Whereas enthusiasts like Khvoika and Polishchuk saved the Trypillian culture from oblivion, the villages on the right bank of the Dnipro, with their inimitable environs and folkways, suffered the same lot as Atlantis, when they were inundated by the Kaniv water reservoir in the early 1970s. There is a memorial to this Soviet man- made disaster, a church that looms over the waters in the vicinity of Rzhyshchiv. It was built by a group of monks on the highest point in the village of Husyntsi in 1857. Its golden domes could be seen from a great distance.

The church experienced alternating periods of well-being and persecution and ruination. In 1969 the chairman of the local collective farm used his budget to finance major repairs. He was then reprimanded by the oblast party committee. Locals still remember the chairman with love. Thanks to his restoration, this church has endured 30 years of standing in water. Today it stands on a silted island, as though raised above the water by human or heavenly forces. A few years ago an executive of the Top Service Company undertook to reconstruct the church (his dacha was located nearby). He hired a developer, who fixed the windows and covered the roof with asphalt felt, but that was the end of it because the philanthropist was later arrested and jailed on murder charges.

Apparently, Bishop Serafym of Bila Tserkva wants to revive this house of God.
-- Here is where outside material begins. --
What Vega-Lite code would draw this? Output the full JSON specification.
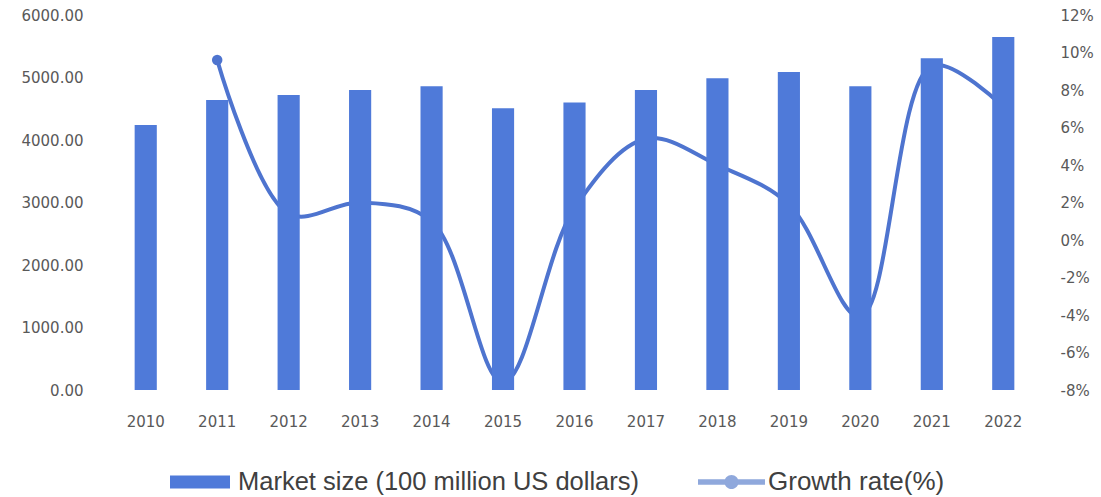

If so, in several years his plans will come true, and we will have another Church of the Mother of God on the Water. Today it will cost you 15-20 hryvnias to hire a boat from a Rzhyshchiv fisherman to get there and explore this unique historic site. To reach the small island and hear the voice of the sunken Ukrainian Atlantis in the sonorous silence of the temple, you will have to walk through clumps of water chestnut, which was entered on the World Conservation Union’s Red List of Threatened Species after the 1933 famine in Ukraine. You will realize that the past sometimes returns to the present.